Directed by: Roy Del Ruth
Starring:
A young James Cagney appears in Taxi!, his 8th movie role in less than 2 years. Photo copyright: Warner Bros. (1932)
Taxi! is vintage Cagney. Released in January, 1932 this was his 8th movie since arriving in Hollywood less than 2 years earlier in 1930. As the title suggests Cagney plays a cab driver (Matt Nolan) in New York City. In the 1930's by far the majority of Americans lived in rural areas or small towns. Cagney was really the first tough street kid movie star. His rapid fire speech patterns and wise guy attitude made him the opposite of a rube. His take no crap from anyone posturing made him a hero to millions of boys and men.
Matt Nolan is an independent cabbie up against a large taxi corporation bent on pushing the little guys out of business. The beautiful Loretta Young plays Sue Riley. Her father, Pop Riley, played by Guy Kibbee, goes to prison for the murder of a man hired by the corrupt taxi syndicate to smash Pop's cab with his truck. Pop winds up dying in his prison cell of a heart attack. Later at a nightclub, Matt confronts the guy responsible for Pop's downfall, Buck Gerard. Buck pulls a switchblade and in the ensuing scuffle stabs Matt's kid brother Danny to death.

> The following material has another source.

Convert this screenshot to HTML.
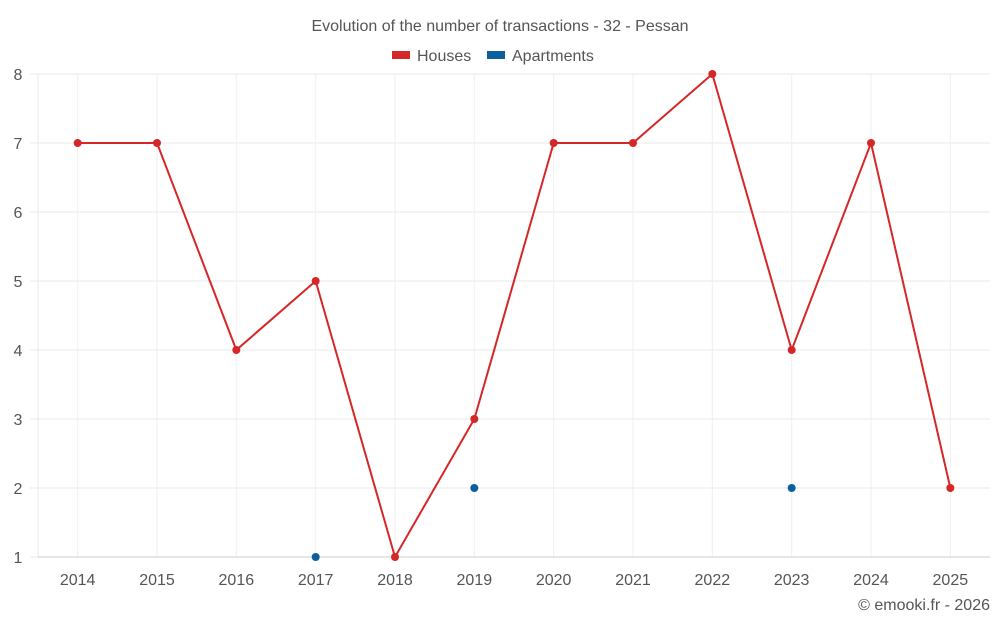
<!DOCTYPE html>
<html><head><meta charset="utf-8"><style>
body{margin:0;background:#fff;font-family:"Liberation Sans",Roboto,sans-serif;}
svg text{font-family:"Liberation Sans",sans-serif;}
</style></head><body>
<svg id="c" width="1000" height="625"></svg>
<script>
const years=["2014","2015","2016","2017","2018","2019","2020","2021","2022","2023","2024","2025"];
const houses=[7,7,4,5,1,3,7,7,8,4,7,2];
const apartments=[null,null,null,1,null,2,null,null,null,2,null,null];
const yTicks=[1,2,3,4,5,6,7,8];
const L=38,R=990,T=74,B=557,yMin=1,yMax=8;
const bw=(R-L)/years.length;
const X=i=>L+bw*(i+0.5);
const Y=v=>B-(v-yMin)/(yMax-yMin)*(B-T);
const svg=document.getElementById('c');const NS='http://www.w3.org/2000/svg';
function mk(t,a,p){const e=document.createElementNS(NS,t);for(const k in a)e.setAttribute(k,a[k]);(p||svg).appendChild(e);return e;}
let t=mk('text',{x:500,y:31,'text-anchor':'middle','font-size':16,fill:'#555'});t.textContent='Evolution of the number of transactions - 32 - Pessan';


// legend
let g=mk('g',{});


mk('rect',{x:392,y:51,width:18,height:8,fill:'#d62728'},g);
t=mk('text',{x:417,y:61,'font-size':16,fill:'#555'},g);t.textContent='Houses';
g=mk('g',{});


mk('rect',{x:487,y:51,width:18,height:8,fill:'#0b5f9e'},g);
t=mk('text',{x:512,y:61,'font-size':16,fill:'#555'},g);t.textContent='Apartments';
// grid
yTicks.forEach(v=>{let l=mk('line',{x1:30,x2:R,y1:Y(v),y2:Y(v),stroke:'#e8e8e8'});


let tx=mk('text',{x:18,y:Y(v)+6,'text-anchor':'middle','font-size':16,fill:'#555'});tx.textContent=v;

});
mk('line',{x1:L,x2:L,y1:T,y2:B,stroke:'#e8e8e8'});
years.forEach((y,i)=>{let l=mk('line',{x1:X(i),x2:X(i),y1:T,y2:B,stroke:'#efefef'});


let tx=mk('text',{x:X(i),y:585,'text-anchor':'middle','font-size':16,fill:'#555'});tx.textContent=y;

});
mk('line',{x1:L,x2:R,y1:B,y2:B,stroke:'#ccc'});
// houses line
let p=mk('polyline',{points:houses.map((v,i)=>X(i)+','+Y(v)).join(' '),fill:'none',stroke:'#d62728','stroke-width':2});


houses.forEach((v,i)=>{let c=mk('circle',{cx:X(i),cy:Y(v),r:4,fill:'#d62728'});

});
apartments.forEach((v,i)=>{if(v==null)return;let c=mk('circle',{cx:X(i),cy:Y(v),r:4,fill:'#0b5f9e'});

});
t=mk('text',{x:990,y:610,'text-anchor':'end','font-size':16,fill:'#555'});t.textContent='© emooki.fr - 2026';


</script>
</body></html>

Matt and Sue fall in love and get married. The climax of the picture concerns Sue's attempts to stop Matt from exacting revenge on Buck. Matt, in typical Cagney fashion, is out for blood. He won't rest until he has avenged his brother's murder. The ending is as exciting as 1930's action gets, with Cagney uttering lines like, "Come out and take it, you dirty, yellow-bellied rat, or I'll give it to you through the door."
This movie features some great stock footage of Manhattan from the era and it is also of interest to note that Cagney speaks Yiddish in one scene, something he picked up from the Jewish kids in his neighborhood on the lower East side. One of Cagney's rivals as a movie gangster, George Raft, also has a small part in a dance contest scene.
Loretta Young and Cagney have good chemistry together but this is really a one man show. If you like James Cagney then you will love Taxi!, if not there's no point in watching it.